L50: The number of contigs needed to reach 50% of total assembly length
Largest contig: Single longest assembled sequence
Total span: Sum of all contig lengths; should approximate expected genome size
Gap content: Percentage of N bases in scaffolds

Completeness Metrics

BUSCO (Benchmarking Universal Single-Copy Orthologs): Searches the assembly for conserved single-copy genes expected in the taxonomic lineage. Reports percentages as Complete (single + duplicated), Fragmented, and Missing. A high-quality assembly typically shows >95% complete BUSCOs.

k-mer completeness (Merqury): Compares k-mer spectrum of the assembly to that of raw reads. Measures QV (consensus quality value), completeness, and phasing accuracy without requiring a reference genome.

Correctness Assessment

QUAST: Compares assembly to a reference genome; reports misassemblies, mismatches, indels, NGA50
Inspector: Long-read based assembly evaluation detecting structural and base errors
Read mapping rate: Fraction of reads that align back to the assembly

Metagenome Assembly

Metagenome assembly reconstructs genomes from mixed microbial communities, introducing unique challenges:

Uneven coverage: Dominant species at 1000x, rare species at 0.1x
Inter-species repeats: Conserved genes create chimeric assemblies between related organisms
Strain variation: Closely related strains create tangles in the assembly graph

Approaches

Co-assembly: Pool samples for better coverage; risk of chimeras increases
Sample-specific assembly: Reduces chimeras but may fragment low-abundance genomes
Binning: Group contigs into metagenome-assembled genomes (MAGs) using composition (tetranucleotide frequency, GC content) and differential coverage across samples (MetaBAT2, MaxBin2, CONCOCT). DAS Tool integrates multiple binning results.
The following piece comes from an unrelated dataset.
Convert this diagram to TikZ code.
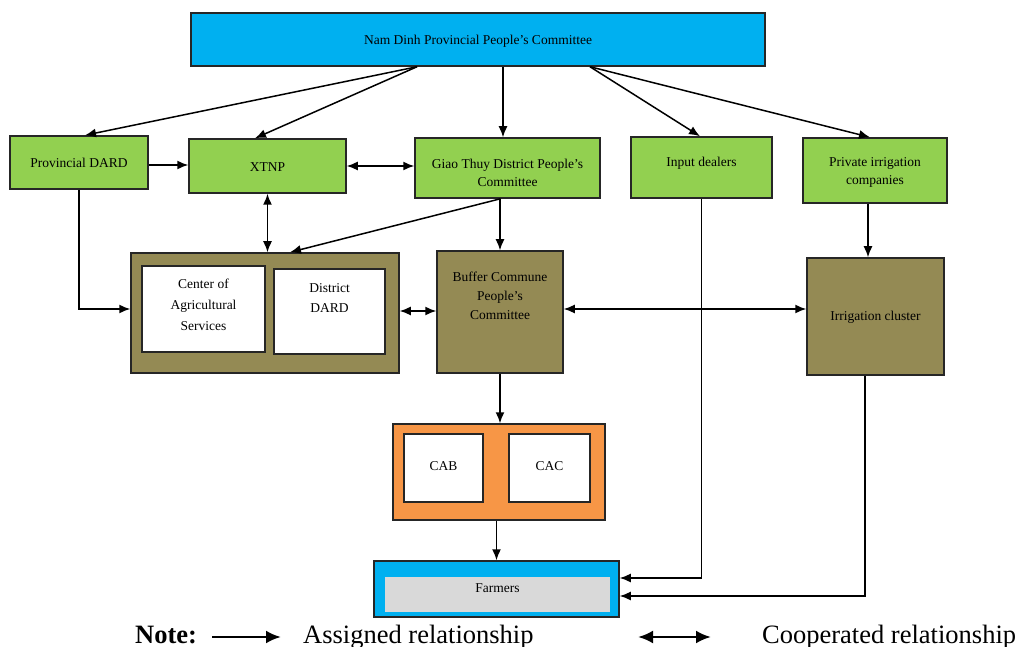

MAG Quality Standards (MIMAG)

High quality: >90% completeness, <5% contamination, presence of 23S/16S/5S rRNA and >18 tRNAs
Medium quality: >50% completeness, <10% contamination
Assessed by CheckM/CheckM2 using lineage-specific marker gene sets

Current State and Challenges

The T2T (Telomere-to-Telomere) Consortium completed the first gap-free human genome in 2022, resolving centromeres, segmental duplications, and rDNA arrays. Key remaining challenges include polyploid genome assembly (e.g., hexaploid wheat), highly repetitive genomes, population-scale pangenome construction (via minigraph-cactus), and real-time assembly for clinical and field applications.